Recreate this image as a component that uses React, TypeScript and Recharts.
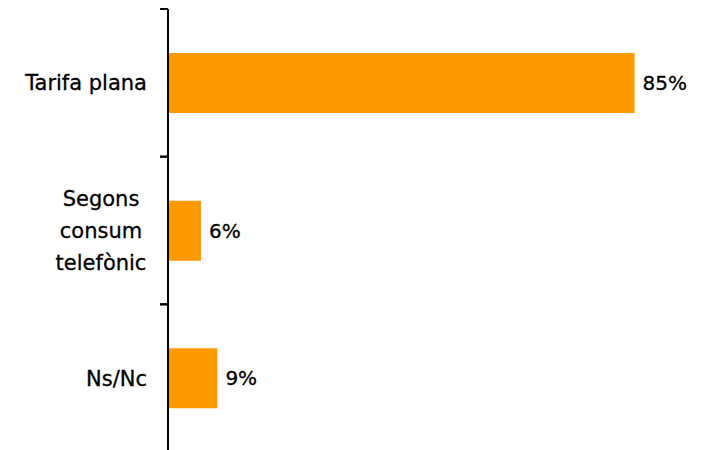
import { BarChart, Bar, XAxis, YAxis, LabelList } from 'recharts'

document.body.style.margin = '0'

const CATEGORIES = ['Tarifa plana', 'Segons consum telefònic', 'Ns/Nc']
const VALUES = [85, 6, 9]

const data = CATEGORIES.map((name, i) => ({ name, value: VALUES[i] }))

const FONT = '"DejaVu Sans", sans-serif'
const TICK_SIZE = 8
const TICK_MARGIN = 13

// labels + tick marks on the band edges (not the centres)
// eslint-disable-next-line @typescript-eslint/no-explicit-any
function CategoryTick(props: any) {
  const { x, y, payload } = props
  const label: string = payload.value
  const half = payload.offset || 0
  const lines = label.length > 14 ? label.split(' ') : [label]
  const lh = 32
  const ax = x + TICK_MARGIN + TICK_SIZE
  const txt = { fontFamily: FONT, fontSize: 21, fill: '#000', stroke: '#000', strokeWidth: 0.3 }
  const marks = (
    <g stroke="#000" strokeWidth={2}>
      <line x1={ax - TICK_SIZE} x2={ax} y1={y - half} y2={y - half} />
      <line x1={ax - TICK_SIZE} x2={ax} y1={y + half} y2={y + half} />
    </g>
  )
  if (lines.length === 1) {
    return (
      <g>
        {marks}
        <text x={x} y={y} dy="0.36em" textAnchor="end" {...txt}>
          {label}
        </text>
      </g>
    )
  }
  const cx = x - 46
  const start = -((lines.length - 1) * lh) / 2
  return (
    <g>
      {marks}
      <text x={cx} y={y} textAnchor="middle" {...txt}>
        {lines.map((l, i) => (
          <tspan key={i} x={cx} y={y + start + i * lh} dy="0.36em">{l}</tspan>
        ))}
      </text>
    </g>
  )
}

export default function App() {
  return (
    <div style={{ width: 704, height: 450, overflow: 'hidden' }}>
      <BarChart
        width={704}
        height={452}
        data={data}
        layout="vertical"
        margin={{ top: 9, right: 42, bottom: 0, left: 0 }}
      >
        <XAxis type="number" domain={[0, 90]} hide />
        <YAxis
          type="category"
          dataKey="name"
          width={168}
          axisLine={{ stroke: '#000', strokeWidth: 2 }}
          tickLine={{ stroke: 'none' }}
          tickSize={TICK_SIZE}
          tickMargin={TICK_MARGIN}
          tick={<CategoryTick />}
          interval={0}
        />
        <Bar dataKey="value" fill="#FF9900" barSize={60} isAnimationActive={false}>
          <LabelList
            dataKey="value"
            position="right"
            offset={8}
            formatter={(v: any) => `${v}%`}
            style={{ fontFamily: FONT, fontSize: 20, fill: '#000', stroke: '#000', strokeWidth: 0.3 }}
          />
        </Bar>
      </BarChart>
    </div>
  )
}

* [Instruction]:
Could the lines from the top of the material through the line with "const TICK_MARGIN = 13" be repeated exactly, pictures left out?

* [Response]:
Recreate this image as a component that uses React, TypeScript and Recharts.
import { BarChart, Bar, XAxis, YAxis, LabelList } from 'recharts'

document.body.style.margin = '0'

const CATEGORIES = ['Tarifa plana', 'Segons consum telefònic', 'Ns/Nc']
const VALUES = [85, 6, 9]

const data = CATEGORIES.map((name, i) => ({ name, value: VALUES[i] }))

const FONT = '"DejaVu Sans", sans-serif'
const TICK_SIZE = 8
const TICK_MARGIN = 13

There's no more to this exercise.